The Asian Philanthropy Forum is pleased to announce that Wesley Hedden has joined us as a contributing author. Wesley is based in Southeast Asia.
“Raise your hand if you have seen an explosion caused by a land mine or ERW?”
Four out of twenty two kids raise their hands.
“Were any of you injured in the explosions?” One boy shows the others deep scars on his arm and another boy lifts up his shirt to reveal similar scars on his side.
“Do you know anyone who has been killed by a mine or ERW?” They all know or know of someone who has been killed by a mine or ERW.
I am at the primary school in Lumtong Chas village in the far north of Cambodia, near the Thai border, in Oddar Meanchey province. Two local project officers from the Belgium NGO, Handicap International, have invited me to attend a training session, or what they prefer to call a brainstorming session, on land mine safety with children in this village. The kids range in age from nine to fifteen years old, and all are boys. There are only boys because boys are much more vulnerable to land mine and ERW (explosive remnants of war) risks than girls. Over 85% of all land mine and ERW casualties in Cambodia are males, the majority of whom are between ten and twenty four years old.
No one knows exactly how many mines were laid in Cambodia during nearly three decades of civil war, but it is without question one of the most heavily mined countries in the world. There are also ERWs scattered throughout the country, including fuses, artillery shells, mortars, IEDs, grenades, aircraft bombs, and others. The most heavily mined areas are along the Thai border where the Khmer Rouge fled after the Vietnamese invasion of 1979. Although the war ended in 1998, mines and ERWs continue to kill people. Between 2000 and 2005, there were approximately 800 mine/ERW casualties each year in Cambodia.
The brainstorming session in Lumtong Chas that I am attending is the first of four. It is important to the facilitators that the kids brainstorm their own ideas about land mine and ERW risks. This is not a traditional hierarchical training structure in which the trainers impart knowledge to the students; it is rather participatory and empowering for the boys. Games and activities are organized to promote trust, cooperation, and a spirit of openness in the group. During the first brainstorming session, the kids share their experiences and opinions about what they consider high risk activities. Everyone in the class agrees that playing with mines and ERWs or using them to fish or taking them apart for scrap metal is dangerous. They also recognize that watching others participate in these activities can be dangerous. These are important risks for the boys to recognize because, as it turns out, 28% of mine/ERW victims are handling mines/ERWs while another 27% are bystanders to people handling mines/ERWs. Thus, by avoiding these activities, the risk of injuries from mines and ERWs decreases dramatically.

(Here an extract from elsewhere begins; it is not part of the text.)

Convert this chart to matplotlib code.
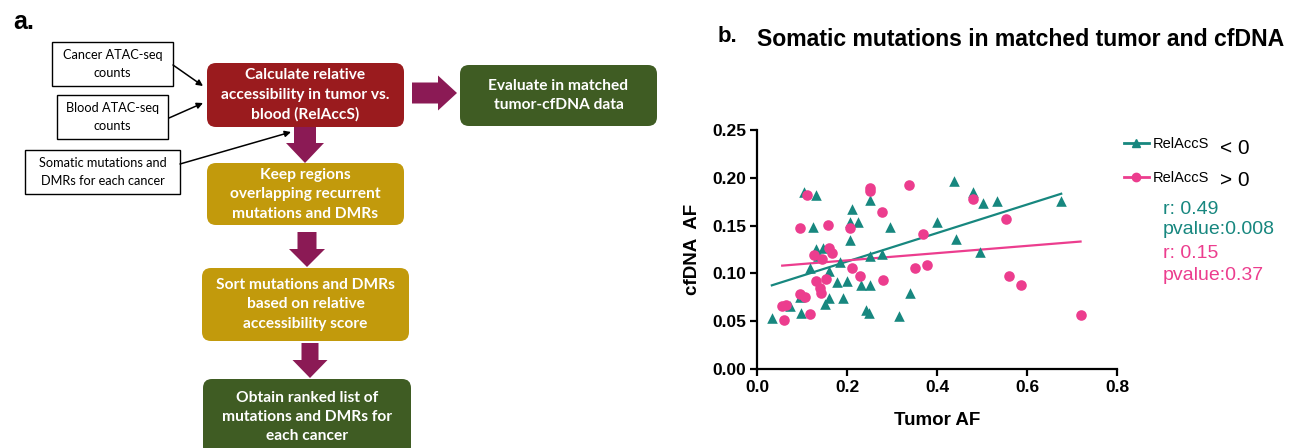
import matplotlib
matplotlib.use("Agg")
import matplotlib.pyplot as plt
from matplotlib.patches import FancyBboxPatch, Rectangle, FancyArrow
from matplotlib.lines import Line2D
import numpy as np

W, H = 1298, 448

# panel b data
tumor_neg = [0.033, 0.074, 0.095, 0.098, 0.104, 0.130, 0.124, 0.117, 0.132, 0.135,
             0.147, 0.150, 0.159, 0.159, 0.178, 0.185, 0.191, 0.200, 0.210, 0.206,
             0.224, 0.207, 0.230, 0.243, 0.248, 0.250, 0.250, 0.250, 0.278, 0.295,
             0.315, 0.339, 0.399, 0.437, 0.442, 0.481, 0.496, 0.502, 0.533, 0.676]
cfdna_neg = [0.053, 0.066, 0.075, 0.059, 0.185, 0.182, 0.149, 0.106, 0.125, 0.118,
             0.127, 0.068, 0.074, 0.103, 0.091, 0.112, 0.074, 0.092, 0.167, 0.154,
             0.154, 0.135, 0.088, 0.062, 0.059, 0.177, 0.118, 0.088, 0.120, 0.149,
             0.055, 0.079, 0.154, 0.197, 0.136, 0.185, 0.122, 0.174, 0.176, 0.176]

tumor_pos = [0.056, 0.065, 0.061, 0.096, 0.111, 0.095, 0.107, 0.117, 0.127, 0.144,
             0.130, 0.141, 0.142, 0.154, 0.157, 0.159, 0.167, 0.207, 0.211, 0.228,
             0.252, 0.252, 0.278, 0.280, 0.337, 0.350, 0.369, 0.378, 0.481, 0.554,
             0.561, 0.587, 0.719]
cfdna_pos = [0.066, 0.067, 0.051, 0.147, 0.182, 0.078, 0.075, 0.058, 0.119, 0.115,
             0.092, 0.085, 0.079, 0.094, 0.151, 0.127, 0.121, 0.147, 0.106, 0.097,
             0.189, 0.186, 0.164, 0.093, 0.192, 0.106, 0.141, 0.109, 0.178, 0.157,
             0.097, 0.088, 0.057]

# fitted lines (slope, intercept) and stats as printed
fit_neg = (0.149, 0.0826)
fit_pos = (0.038, 0.106)
stats_neg = ["r: 0.49", "pvalue:0.008"]
stats_pos = ["r: 0.15", "pvalue:0.37"]

x_ticks = [0.0, 0.2, 0.4, 0.6, 0.8]
y_ticks = [0.00, 0.05, 0.10, 0.15, 0.20, 0.25]

# panel a texts
inputs = ["Cancer ATAC-seq\ncounts", "Blood ATAC-seq\ncounts",
          "Somatic mutations and\nDMRs for each cancer"]
steps = ["Calculate relative\naccessibility in tumor vs.\nblood (RelAccS)",
         "Evaluate in matched\ntumor-cfDNA data",
         "Keep regions\noverlapping recurrent\nmutations and DMRs",
         "Sort mutations and DMRs\nbased on relative\naccessibility score",
         "Obtain ranked list of\nmutations and DMRs for\neach cancer"]

TEAL = "#17877f"
PINK = "#ec3d8e"
RED = "#9a1b1e"
GOLD = "#c29a0c"
GREEN = "#3f5c23"
ARROW = "#8b1a55"

fig = plt.figure(figsize=(W / 100, H / 100), dpi=100)

# ---- panel a: flowchart in pixel coordinates
ax0 = fig.add_axes([0, 0, 1, 1])
ax0.set_xlim(0, W)
ax0.set_ylim(H, 0)
ax0.set_axis_off()

ax0.text(13, 22, "a.", fontsize=18, fontweight="bold", family="Liberation Sans",
         va="center", ha="left")

in_boxes = [(52, 42, 173, 86), (57, 95, 168, 139), (25, 150, 180, 194)]
for (x0, y0, x1, y1), txt in zip(in_boxes, inputs):
    ax0.add_patch(Rectangle((x0, y0), x1 - x0, y1 - y0, fc="white", ec="black", lw=1))
    ax0.text((x0 + x1) / 2, (y0 + y1) / 2, txt, ha="center", va="center",
             fontsize=9.2, family="Lato", linespacing=1.6)

step_boxes = [(207, 63, 404, 127, RED), (460, 65, 657, 126, GREEN),
              (207, 163, 404, 225, GOLD), (202, 268, 409, 341, GOLD),
              (203, 379, 411, 456, GREEN)]
for (x0, y0, x1, y1, c), txt in zip(step_boxes, steps):
    ax0.add_patch(FancyBboxPatch((x0, y0), x1 - x0, y1 - y0,
                                 boxstyle="round,pad=0,rounding_size=9",
                                 fc=c, ec="none"))
    yc = (y0 + y1) / 2 if y1 < H else 417
    ax0.text((x0 + x1) / 2, yc, txt, ha="center", va="center", color="white",
             fontsize=11.2, fontweight="bold", family="Lato", linespacing=1.5)

# thick arrows: (x, y, dx, dy, shaft, head, head_len)
big_arrows = [(412, 93, 45, 0, 21, 35, 19),
              (305, 127, 0, 36, 22, 38, 20),
              (307, 232, 0, 35, 19, 36, 18),
              (310, 343, 0, 35, 17, 35, 18)]
for x, y, dx, dy, sw, hw, hl in big_arrows:
    ax0.add_patch(FancyArrow(x, y, dx, dy, width=sw, head_width=hw, head_length=hl,
                             length_includes_head=True, fc=ARROW, ec="none"))

thin_arrows = [((173, 65), (203, 86)), ((169, 118), (203, 103)), ((180, 164), (291, 132))]
for start, end in thin_arrows:
    ax0.annotate("", xy=end, xytext=start,
                 arrowprops=dict(arrowstyle="-|>", color="black", lw=1.1,
                                 mutation_scale=9, shrinkA=0, shrinkB=0))

# ---- panel b headings and legend
ax0.text(718, 36, "b.", fontsize=16, fontweight="bold", family="Liberation Sans",
         va="center", ha="left")
ax0.text(757, 40, "Somatic mutations in matched tumor and cfDNA", fontsize=16.6,
         fontweight="bold", family="Liberation Sans", va="center", ha="left")

# ---- panel b scatter
ax = fig.add_axes([757 / W, 1 - 369 / H, (1117 - 757) / W, (369 - 130) / H])
ax.scatter(tumor_neg, cfdna_neg, marker="^", s=58, color=TEAL, lw=0, zorder=3)
ax.scatter(tumor_pos, cfdna_pos, marker="o", s=58, color=PINK, lw=0, zorder=3)

for xs, (m, b), c in [(tumor_neg, fit_neg, TEAL), (tumor_pos, fit_pos, PINK)]:
    xl = np.array([min(xs), max(xs)])
    ax.plot(xl, m * xl + b, color=c, lw=1.6, zorder=2)

ax.set_xlim(0, 0.8)
ax.set_ylim(0, 0.25)
ax.set_xticks(x_ticks)
ax.set_yticks(y_ticks)
ax.set_xticklabels([f"{v:.1f}" for v in x_ticks])
ax.set_yticklabels([f"{v:.2f}" for v in y_ticks])
for s in ["top", "right"]:
    ax.spines[s].set_visible(False)
for s in ["left", "bottom"]:
    ax.spines[s].set_linewidth(1.6)
ax.tick_params(direction="out", length=5, width=1.6, pad=3)
for lab in ax.get_xticklabels() + ax.get_yticklabels():
    lab.set_fontweight("bold")
    lab.set_fontsize(12.5)
    lab.set_family("Liberation Sans")
ax.set_xlabel("Tumor AF", fontsize=13.5, fontweight="bold", family="Liberation Sans",
              labelpad=12)
ax.set_ylabel("cfDNA  AF", fontsize=13.5, fontweight="bold", family="Liberation Sans",
              labelpad=8)

handles = [Line2D([], [], color=TEAL, marker="^", lw=2, ms=6),
           Line2D([], [], color=PINK, marker="o", lw=2, ms=6)]
ax.legend(handles, ["RelAccS", "RelAccS"], loc="upper left",
          bbox_to_anchor=(1124 / W, 1 - 137 / H), bbox_transform=fig.transFigure,
          frameon=False, prop={"family": "Liberation Sans", "size": 10.5},
          handlelength=1.7, handletextpad=0.3, labelspacing=1.35,
          borderpad=0, borderaxespad=0)
ax0.text(1220, 148, "< 0", fontsize=15, family="Liberation Sans", va="center")
ax0.text(1220, 181, "> 0", fontsize=15, family="Liberation Sans", va="center")

for i, txt in enumerate(stats_neg + stats_pos):
    c = TEAL if i < 2 else PINK
    ax0.text(1163, [209, 229, 253, 275][i], txt, fontsize=14, color=c,
             family="Liberation Sans", va="center", ha="left")

fig.savefig("out.png", dpi=100)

Fortunately, through a broad, coordinated effort by numerous NGOs and government and UN agencies, the situation has improved dramatically in recent years. Organizations like the HALO Trust have worked relentlessly to survey and clear mine/ERW locations, while other organizations like the Cambodian Red Cross and Handicap International (who are collaborating on the Cambodian Mine/ERW Victim Information System) provide mine risk education, assist victims and their families, and raise disability awareness. As a result of these efforts, the number of mine/ERW casualties fell from 875 in 2005 to 271 in 2008 and is expected to be even lower in 2009.
While it’s sometimes difficult to quantify progress in development work, the reduction of mine/ERW casualties in Cambodia is a clear and tangible example of lives and livelihoods being saved.
For readers interested in learning more about land mines in Cambodia, please visit the Cambodian Red Cross website. Also for those visiting Siem Reap, there is an excellent museum called the Cambodian Land mine Museum dedicated to educating the public about land mines on the way to the popular temple, Banteay Srey.
About the pictures: Boys in Lumtong Chas village participate in a teambuilding activity where they have to cooperate to untie a “human knot.” Handicap International mine/ERW risk education activities are always engaging and sometimes unusual. For example, last month they organized a province wide rap competition where kids from around Oddar Meanchey performed raps about mine/ERW safety.
The second picture is a display from the Cambodian Land mine Museum, near Siem Reap. It includes various types of mines and ERWs that have been deactivated and brought to the museum to increase public awareness.